## Direction
Exactly reproduce each entry, leaving out nothing.

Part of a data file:
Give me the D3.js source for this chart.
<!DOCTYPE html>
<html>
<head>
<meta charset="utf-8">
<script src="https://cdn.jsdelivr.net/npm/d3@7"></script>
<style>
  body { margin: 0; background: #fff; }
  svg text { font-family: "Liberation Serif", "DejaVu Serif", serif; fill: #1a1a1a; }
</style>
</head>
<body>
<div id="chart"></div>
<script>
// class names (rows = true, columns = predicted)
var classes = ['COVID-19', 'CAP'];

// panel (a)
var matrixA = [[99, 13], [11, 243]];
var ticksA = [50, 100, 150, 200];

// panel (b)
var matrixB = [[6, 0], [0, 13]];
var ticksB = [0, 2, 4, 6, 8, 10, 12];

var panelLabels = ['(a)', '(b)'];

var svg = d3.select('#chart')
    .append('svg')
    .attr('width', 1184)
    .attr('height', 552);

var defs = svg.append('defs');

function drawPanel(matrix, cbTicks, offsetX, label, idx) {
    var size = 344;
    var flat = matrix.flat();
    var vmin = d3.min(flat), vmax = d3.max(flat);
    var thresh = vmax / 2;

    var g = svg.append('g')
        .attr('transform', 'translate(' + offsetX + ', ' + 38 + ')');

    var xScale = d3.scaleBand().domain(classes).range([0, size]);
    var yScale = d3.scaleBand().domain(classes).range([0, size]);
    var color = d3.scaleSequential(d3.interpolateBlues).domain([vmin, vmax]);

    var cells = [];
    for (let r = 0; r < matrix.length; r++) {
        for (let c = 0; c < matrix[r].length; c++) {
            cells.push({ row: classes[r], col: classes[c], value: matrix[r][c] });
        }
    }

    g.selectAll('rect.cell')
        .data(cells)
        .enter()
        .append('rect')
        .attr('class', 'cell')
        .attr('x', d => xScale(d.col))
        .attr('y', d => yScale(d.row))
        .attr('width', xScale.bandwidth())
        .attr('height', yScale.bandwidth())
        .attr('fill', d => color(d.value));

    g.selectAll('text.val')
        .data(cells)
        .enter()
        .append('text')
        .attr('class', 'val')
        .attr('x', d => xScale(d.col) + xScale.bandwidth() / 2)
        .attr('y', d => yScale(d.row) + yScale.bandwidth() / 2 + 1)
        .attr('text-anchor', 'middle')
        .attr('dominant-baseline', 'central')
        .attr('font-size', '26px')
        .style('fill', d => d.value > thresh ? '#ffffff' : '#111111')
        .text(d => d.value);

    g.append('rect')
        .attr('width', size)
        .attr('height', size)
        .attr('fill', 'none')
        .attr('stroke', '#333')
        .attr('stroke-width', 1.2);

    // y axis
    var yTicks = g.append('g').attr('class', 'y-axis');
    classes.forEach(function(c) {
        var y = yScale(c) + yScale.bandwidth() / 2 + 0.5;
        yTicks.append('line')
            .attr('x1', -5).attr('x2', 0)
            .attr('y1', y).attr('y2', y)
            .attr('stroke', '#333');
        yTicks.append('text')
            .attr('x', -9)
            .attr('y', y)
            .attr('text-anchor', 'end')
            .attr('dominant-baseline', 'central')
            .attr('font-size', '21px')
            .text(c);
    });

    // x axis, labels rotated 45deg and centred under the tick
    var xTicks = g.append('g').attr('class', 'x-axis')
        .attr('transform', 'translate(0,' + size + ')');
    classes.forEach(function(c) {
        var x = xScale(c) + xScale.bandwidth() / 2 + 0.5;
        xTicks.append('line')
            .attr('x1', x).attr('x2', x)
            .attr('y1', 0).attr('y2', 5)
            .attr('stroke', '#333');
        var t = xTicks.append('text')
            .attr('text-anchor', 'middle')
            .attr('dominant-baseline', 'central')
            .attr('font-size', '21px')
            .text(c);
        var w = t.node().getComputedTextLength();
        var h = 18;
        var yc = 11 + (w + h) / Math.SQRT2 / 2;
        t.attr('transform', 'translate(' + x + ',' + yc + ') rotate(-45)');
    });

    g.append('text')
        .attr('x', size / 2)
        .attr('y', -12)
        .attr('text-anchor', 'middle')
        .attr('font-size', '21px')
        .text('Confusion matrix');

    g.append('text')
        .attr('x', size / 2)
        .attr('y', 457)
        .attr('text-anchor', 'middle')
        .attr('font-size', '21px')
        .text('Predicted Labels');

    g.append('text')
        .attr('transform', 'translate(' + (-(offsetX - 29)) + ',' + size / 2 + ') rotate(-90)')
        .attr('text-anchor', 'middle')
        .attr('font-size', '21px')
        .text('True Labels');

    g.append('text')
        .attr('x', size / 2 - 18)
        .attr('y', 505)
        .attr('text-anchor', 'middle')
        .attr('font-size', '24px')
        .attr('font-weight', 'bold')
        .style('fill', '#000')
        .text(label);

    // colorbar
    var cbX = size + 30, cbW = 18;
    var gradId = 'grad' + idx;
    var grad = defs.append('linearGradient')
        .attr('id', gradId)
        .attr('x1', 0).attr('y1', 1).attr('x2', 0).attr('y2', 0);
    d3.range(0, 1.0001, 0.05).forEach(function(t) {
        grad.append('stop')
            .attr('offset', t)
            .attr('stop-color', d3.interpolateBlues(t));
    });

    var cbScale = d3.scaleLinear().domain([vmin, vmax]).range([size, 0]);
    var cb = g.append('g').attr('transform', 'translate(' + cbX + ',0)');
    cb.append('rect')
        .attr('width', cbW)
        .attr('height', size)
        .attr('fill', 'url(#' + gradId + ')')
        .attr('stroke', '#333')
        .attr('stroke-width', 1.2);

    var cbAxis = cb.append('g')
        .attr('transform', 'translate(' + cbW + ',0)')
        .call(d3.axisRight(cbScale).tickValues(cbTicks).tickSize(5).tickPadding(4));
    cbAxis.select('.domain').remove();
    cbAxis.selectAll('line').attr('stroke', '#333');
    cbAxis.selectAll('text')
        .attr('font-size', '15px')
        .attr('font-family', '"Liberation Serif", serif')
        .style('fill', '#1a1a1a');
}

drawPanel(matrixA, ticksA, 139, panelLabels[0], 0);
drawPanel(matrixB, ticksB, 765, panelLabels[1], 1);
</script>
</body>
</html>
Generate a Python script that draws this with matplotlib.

## The reply
Give me the D3.js source for this chart.
<!DOCTYPE html>
<html>
<head>
<meta charset="utf-8">
<script src="https://cdn.jsdelivr.net/npm/d3@7"></script>
<style>
  body { margin: 0; background: #fff; }
  svg text { font-family: "Liberation Serif", "DejaVu Serif", serif; fill: #1a1a1a; }
</style>
</head>
<body>
<div id="chart"></div>
<script>
// class names (rows = true, columns = predicted)
var classes = ['COVID-19', 'CAP'];

// panel (a)
var matrixA = [[99, 13], [11, 243]];
var ticksA = [50, 100, 150, 200];

// panel (b)
var matrixB = [[6, 0], [0, 13]];
var ticksB = [0, 2, 4, 6, 8, 10, 12];

var panelLabels = ['(a)', '(b)'];

var svg = d3.select('#chart')
    .append('svg')
    .attr('width', 1184)
    .attr('height', 552);

var defs = svg.append('defs');

function drawPanel(matrix, cbTicks, offsetX, label, idx) {
    var size = 344;
    var flat = matrix.flat();
    var vmin = d3.min(flat), vmax = d3.max(flat);
    var thresh = vmax / 2;

    var g = svg.append('g')
        .attr('transform', 'translate(' + offsetX + ', ' + 38 + ')');

    var xScale = d3.scaleBand().domain(classes).range([0, size]);
    var yScale = d3.scaleBand().domain(classes).range([0, size]);
    var color = d3.scaleSequential(d3.interpolateBlues).domain([vmin, vmax]);

    var cells = [];
    for (let r = 0; r < matrix.length; r++) {
        for (let c = 0; c < matrix[r].length; c++) {
            cells.push({ row: classes[r], col: classes[c], value: matrix[r][c] });
        }
    }

    g.selectAll('rect.cell')
        .data(cells)
        .enter()
        .append('rect')
        .attr('class', 'cell')
        .attr('x', d => xScale(d.col))
        .attr('y', d => yScale(d.row))
        .attr('width', xScale.bandwidth())
        .attr('height', yScale.bandwidth())
        .attr('fill', d => color(d.value));

    g.selectAll('text.val')
        .data(cells)
        .enter()
        .append('text')
        .attr('class', 'val')
        .attr('x', d => xScale(d.col) + xScale.bandwidth() / 2)
        .attr('y', d => yScale(d.row) + yScale.bandwidth() / 2 + 1)
        .attr('text-anchor', 'middle')
        .attr('dominant-baseline', 'central')
        .attr('font-size', '26px')
        .style('fill', d => d.value > thresh ? '#ffffff' : '#111111')
        .text(d => d.value);

    g.append('rect')
        .attr('width', size)
        .attr('height', size)
        .attr('fill', 'none')
        .attr('stroke', '#333')
        .attr('stroke-width', 1.2);

    // y axis
    var yTicks = g.append('g').attr('class', 'y-axis');
    classes.forEach(function(c) {
        var y = yScale(c) + yScale.bandwidth() / 2 + 0.5;
        yTicks.append('line')
            .attr('x1', -5).attr('x2', 0)
            .attr('y1', y).attr('y2', y)
            .attr('stroke', '#333');
        yTicks.append('text')
            .attr('x', -9)
            .attr('y', y)
            .attr('text-anchor', 'end')
            .attr('dominant-baseline', 'central')
            .attr('font-size', '21px')
            .text(c);
    });

    // x axis, labels rotated 45deg and centred under the tick
    var xTicks = g.append('g').attr('class', 'x-axis')
        .attr('transform', 'translate(0,' + size + ')');
    classes.forEach(function(c) {
        var x = xScale(c) + xScale.bandwidth() / 2 + 0.5;
        xTicks.append('line')
            .attr('x1', x).attr('x2', x)
            .attr('y1', 0).attr('y2', 5)
            .attr('stroke', '#333');
        var t = xTicks.append('text')
            .attr('text-anchor', 'middle')
            .attr('dominant-baseline', 'central')
            .attr('font-size', '21px')
            .text(c);
        var w = t.node().getComputedTextLength();
        var h = 18;
        var yc = 11 + (w + h) / Math.SQRT2 / 2;
        t.attr('transform', 'translate(' + x + ',' + yc + ') rotate(-45)');
    });

    g.append('text')
        .attr('x', size / 2)
        .attr('y', -12)
        .attr('text-anchor', 'middle')
        .attr('font-size', '21px')
        .text('Confusion matrix');

    g.append('text')
        .attr('x', size / 2)
        .attr('y', 457)
        .attr('text-anchor', 'middle')
        .attr('font-size', '21px')
        .text('Predicted Labels');

    g.append('text')
        .attr('transform', 'translate(' + (-(offsetX - 29)) + ',' + size / 2 + ') rotate(-90)')
        .attr('text-anchor', 'middle')
        .attr('font-size', '21px')
        .text('True Labels');

    g.append('text')
        .attr('x', size / 2 - 18)
        .attr('y', 505)
        .attr('text-anchor', 'middle')
        .attr('font-size', '24px')
        .attr('font-weight', 'bold')
        .style('fill', '#000')
        .text(label);

    // colorbar
    var cbX = size + 30, cbW = 18;
    var gradId = 'grad' + idx;
    var grad = defs.append('linearGradient')
        .attr('id', gradId)
        .attr('x1', 0).attr('y1', 1).attr('x2', 0).attr('y2', 0);
    d3.range(0, 1.0001, 0.05).forEach(function(t) {
        grad.append('stop')
            .attr('offset', t)
            .attr('stop-color', d3.interpolateBlues(t));
    });

    var cbScale = d3.scaleLinear().domain([vmin, vmax]).range([size, 0]);
    var cb = g.append('g').attr('transform', 'translate(' + cbX + ',0)');
    cb.append('rect')
        .attr('width', cbW)
        .attr('height', size)
        .attr('fill', 'url(#' + gradId + ')')
        .attr('stroke', '#333')
        .attr('stroke-width', 1.2);

    var cbAxis = cb.append('g')
        .attr('transform', 'translate(' + cbW + ',0)')
        .call(d3.axisRight(cbScale).tickValues(cbTicks).tickSize(5).tickPadding(4));
    cbAxis.select('.domain').remove();
    cbAxis.selectAll('line').attr('stroke', '#333');
    cbAxis.selectAll('text')
        .attr('font-size', '15px')
        .attr('font-family', '"Liberation Serif", serif')
        .style('fill', '#1a1a1a');
}

drawPanel(matrixA, ticksA, 139, panelLabels[0], 0);
drawPanel(matrixB, ticksB, 765, panelLabels[1], 1);
</script>
</body>
</html>
Generate a Python script that draws this with matplotlib.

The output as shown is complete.